◆ REQUIRED WORK
Output the material below unchanged, apart from leaving out the pictures.

◆ DATASET CONTENT
-- begin --
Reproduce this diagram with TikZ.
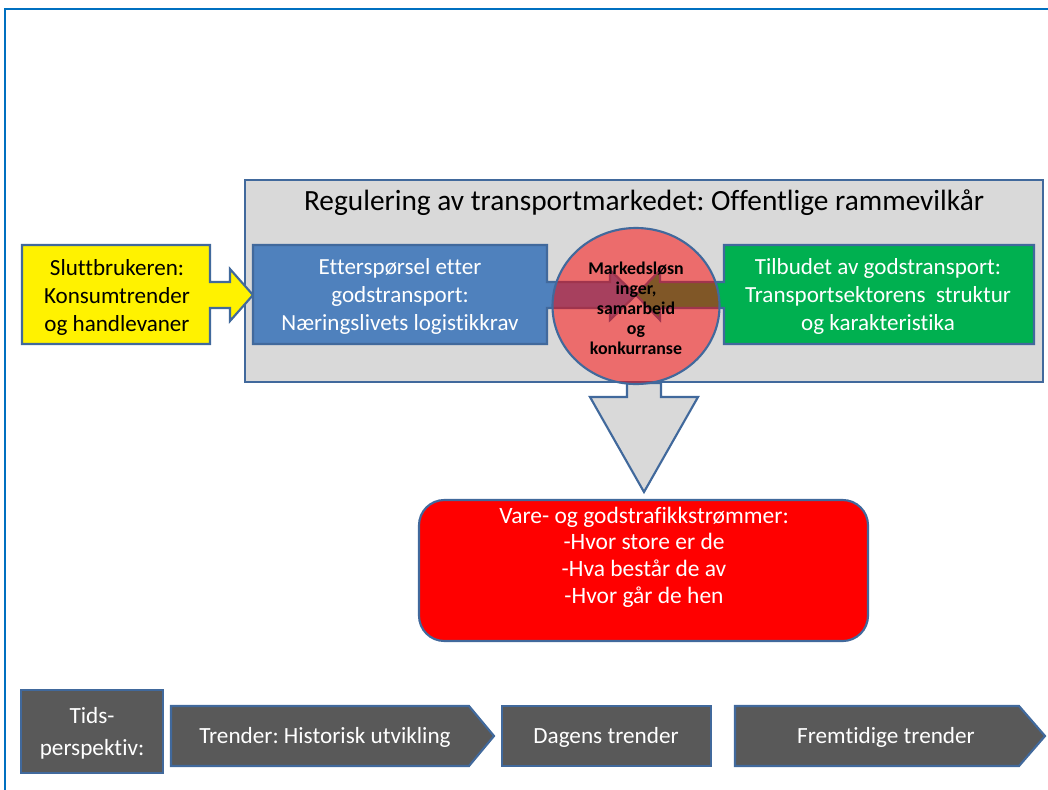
\documentclass[tikz,border=0pt]{standalone}
\usepackage{fontspec}
\setmainfont[Ligatures=NoCommon]{Carlito}
\frenchspacing

\definecolor{frameblue}{HTML}{0070C0}
\definecolor{edgeblue}{HTML}{41699C}
\definecolor{boxgray}{HTML}{D9D9D9}
\definecolor{demandblue}{HTML}{4F81BD}
\definecolor{supplygreen}{HTML}{00B050}
\definecolor{trendgray}{HTML}{595959}

\tikzset{every picture/.style={line width=0.75pt}}
\tikzset{
  boxline/.style={draw=edgeblue, line width=1.6pt, line join=miter},
  whitetext/.style={text=white, align=center},
  blacktext/.style={text=black, align=center},
  bigfont/.style={font=\fontsize{17.3}{21}\selectfont},
  trendfont/.style={font=\fontsize{17.4}{24}\selectfont}
}

\begin{document}
\begin{tikzpicture}[x=0.75pt,y=0.75pt,yscale=-1,xscale=1]
	\useasboundingbox (0,0) rectangle (1048,789);

	%Page frame
	\draw [frameblue, line width=2.2pt] (5,795) -- (5,9) -- (1055,9) ;

	%Shape: Rectangle [id:regulering]
	\draw [boxline, fill=boxgray] (245,180) rectangle (1043,382) ;
	%Shape: Right Arrow Callout [id:sluttbruker]
	\draw [boxline, fill=yellow] (22,245) -- (210,245) -- (210,282) -- (230,282) -- (230,269) -- (253,295) -- (230,321) -- (230,308) -- (210,308) -- (210,344) -- (22,344) -- cycle ;
	%Shape: Right Arrow Callout [id:etterspørsel]
	\draw [boxline, fill=demandblue] (253,245) -- (547,245) -- (547,282) -- (610,282) -- (610,270) -- (636,295) -- (610,320) -- (610,308) -- (547,308) -- (547,344) -- (253,344) -- cycle ;
	%Shape: Left Arrow Callout [id:tilbud]
	\draw [boxline, fill=supplygreen] (1034,245) -- (724,245) -- (724,282) -- (660,282) -- (660,270) -- (636,295) -- (660,320) -- (660,308) -- (724,308) -- (724,344) -- (1034,344) -- cycle ;
	%Shape: Down Arrow [id:nedpil]
	\draw [boxline, fill=boxgray] (627,383) -- (627,397) -- (590,397) -- (644,492) -- (698,397) -- (661,397) -- (661,383) -- cycle ;
	%Shape: Ellipse [id:marked]
	\draw [boxline, fill=red, fill opacity=0.5] (636,306) ellipse (83.5 and 78) ;
	%Shape: Rounded Rect [id:strømmer]
	\draw [boxline, fill=red, rounded corners=19pt] (419,500) rectangle (868,641) ;

	%Shape: Rectangle [id:tids]
	\draw [boxline, fill=trendgray] (21,690) rectangle (163,773) ;
	%Shape: Pentagon [id:historisk]
	\draw [boxline, fill=trendgray] (171,706) -- (469,706) -- (494,736) -- (469,766) -- (171,766) -- cycle ;
	%Shape: Rectangle [id:dagens]
	\draw [boxline, fill=trendgray] (502,706) rectangle (711,766) ;
	%Shape: Pentagon [id:fremtidige]
	\draw [boxline, fill=trendgray] (735,706) -- (1019,706) -- (1045,736) -- (1019,766) -- (735,766) -- cycle ;

	% Text Node
	\draw (644,203) node (title) [blacktext, font=\fontsize{22}{26}\selectfont] {Regulering av transportmarkedet: Offentlige rammevilkår};
	% Text Node
	\draw (117,297) node (enduser) [blacktext, bigfont] {Sluttbrukeren:\\Konsumtrender\\og handlevaner};
	% Text Node
	\draw (400,296) node (demand) [whitetext, bigfont] {Etterspørsel etter\\godstransport:\\Næringslivets logistikkrav};
	% Text Node
	\draw (878,296) node (supply) [whitetext, bigfont] {Tilbudet av godstransport:\\Transportsektorens~ struktur\\og karakteristika};
	% Text Node
	\draw (636,308) node (market) [blacktext, font=\fontsize{13.4}{15}\selectfont\bfseries] {Markedsløsn\\inger,\\samarbeid\\og\\konkurranse};
	% Text Node
	\draw (644,557) node (flows) [whitetext, font=\fontsize{17.6}{20}\selectfont] {Vare- og godstrafikkstrømmer:\\-Hvor store er de\\-Hva består de av\\-Hvor går de hen};

	% Text Node
	\draw (92,733) node (tids) [whitetext, trendfont] {Tids-\\perspektiv:};
	% Text Node
	\draw (325,737) node (past) [whitetext, trendfont] {Trender: Historisk utvikling};
	% Text Node
	\draw (606,737) node (today) [whitetext, trendfont] {Dagens trender};
	% Text Node
	\draw (886,737) node (future) [whitetext, trendfont] {Fremtidige trender};

\end{tikzpicture}
\end{document}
-- end --
◆ OUTPUT FOR THIS TASK
Reproduce this diagram with TikZ.
\documentclass[tikz,border=0pt]{standalone}
\usepackage{fontspec}
\setmainfont[Ligatures=NoCommon]{Carlito}
\frenchspacing

\definecolor{frameblue}{HTML}{0070C0}
\definecolor{edgeblue}{HTML}{41699C}
\definecolor{boxgray}{HTML}{D9D9D9}
\definecolor{demandblue}{HTML}{4F81BD}
\definecolor{supplygreen}{HTML}{00B050}
\definecolor{trendgray}{HTML}{595959}

\tikzset{every picture/.style={line width=0.75pt}}
\tikzset{
  boxline/.style={draw=edgeblue, line width=1.6pt, line join=miter},
  whitetext/.style={text=white, align=center},
  blacktext/.style={text=black, align=center},
  bigfont/.style={font=\fontsize{17.3}{21}\selectfont},
  trendfont/.style={font=\fontsize{17.4}{24}\selectfont}
}

\begin{document}
\begin{tikzpicture}[x=0.75pt,y=0.75pt,yscale=-1,xscale=1]
	\useasboundingbox (0,0) rectangle (1048,789);

	%Page frame
	\draw [frameblue, line width=2.2pt] (5,795) -- (5,9) -- (1055,9) ;

	%Shape: Rectangle [id:regulering]
	\draw [boxline, fill=boxgray] (245,180) rectangle (1043,382) ;
	%Shape: Right Arrow Callout [id:sluttbruker]
	\draw [boxline, fill=yellow] (22,245) -- (210,245) -- (210,282) -- (230,282) -- (230,269) -- (253,295) -- (230,321) -- (230,308) -- (210,308) -- (210,344) -- (22,344) -- cycle ;
	%Shape: Right Arrow Callout [id:etterspørsel]
	\draw [boxline, fill=demandblue] (253,245) -- (547,245) -- (547,282) -- (610,282) -- (610,270) -- (636,295) -- (610,320) -- (610,308) -- (547,308) -- (547,344) -- (253,344) -- cycle ;
	%Shape: Left Arrow Callout [id:tilbud]
	\draw [boxline, fill=supplygreen] (1034,245) -- (724,245) -- (724,282) -- (660,282) -- (660,270) -- (636,295) -- (660,320) -- (660,308) -- (724,308) -- (724,344) -- (1034,344) -- cycle ;
	%Shape: Down Arrow [id:nedpil]
	\draw [boxline, fill=boxgray] (627,383) -- (627,397) -- (590,397) -- (644,492) -- (698,397) -- (661,397) -- (661,383) -- cycle ;
	%Shape: Ellipse [id:marked]
	\draw [boxline, fill=red, fill opacity=0.5] (636,306) ellipse (83.5 and 78) ;
	%Shape: Rounded Rect [id:strømmer]
	\draw [boxline, fill=red, rounded corners=19pt] (419,500) rectangle (868,641) ;

	%Shape: Rectangle [id:tids]
	\draw [boxline, fill=trendgray] (21,690) rectangle (163,773) ;
	%Shape: Pentagon [id:historisk]
	\draw [boxline, fill=trendgray] (171,706) -- (469,706) -- (494,736) -- (469,766) -- (171,766) -- cycle ;
	%Shape: Rectangle [id:dagens]
	\draw [boxline, fill=trendgray] (502,706) rectangle (711,766) ;
	%Shape: Pentagon [id:fremtidige]
	\draw [boxline, fill=trendgray] (735,706) -- (1019,706) -- (1045,736) -- (1019,766) -- (735,766) -- cycle ;

	% Text Node
	\draw (644,203) node (title) [blacktext, font=\fontsize{22}{26}\selectfont] {Regulering av transportmarkedet: Offentlige rammevilkår};
	% Text Node
	\draw (117,297) node (enduser) [blacktext, bigfont] {Sluttbrukeren:\\Konsumtrender\\og handlevaner};
	% Text Node
	\draw (400,296) node (demand) [whitetext, bigfont] {Etterspørsel etter\\godstransport:\\Næringslivets logistikkrav};
	% Text Node
	\draw (878,296) node (supply) [whitetext, bigfont] {Tilbudet av godstransport:\\Transportsektorens~ struktur\\og karakteristika};
	% Text Node
	\draw (636,308) node (market) [blacktext, font=\fontsize{13.4}{15}\selectfont\bfseries] {Markedsløsn\\inger,\\samarbeid\\og\\konkurranse};
	% Text Node
	\draw (644,557) node (flows) [whitetext, font=\fontsize{17.6}{20}\selectfont] {Vare- og godstrafikkstrømmer:\\-Hvor store er de\\-Hva består de av\\-Hvor går de hen};

	% Text Node
	\draw (92,733) node (tids) [whitetext, trendfont] {Tids-\\perspektiv:};
	% Text Node
	\draw (325,737) node (past) [whitetext, trendfont] {Trender: Historisk utvikling};
	% Text Node
	\draw (606,737) node (today) [whitetext, trendfont] {Dagens trender};
	% Text Node
	\draw (886,737) node (future) [whitetext, trendfont] {Fremtidige trender};

\end{tikzpicture}
\end{document}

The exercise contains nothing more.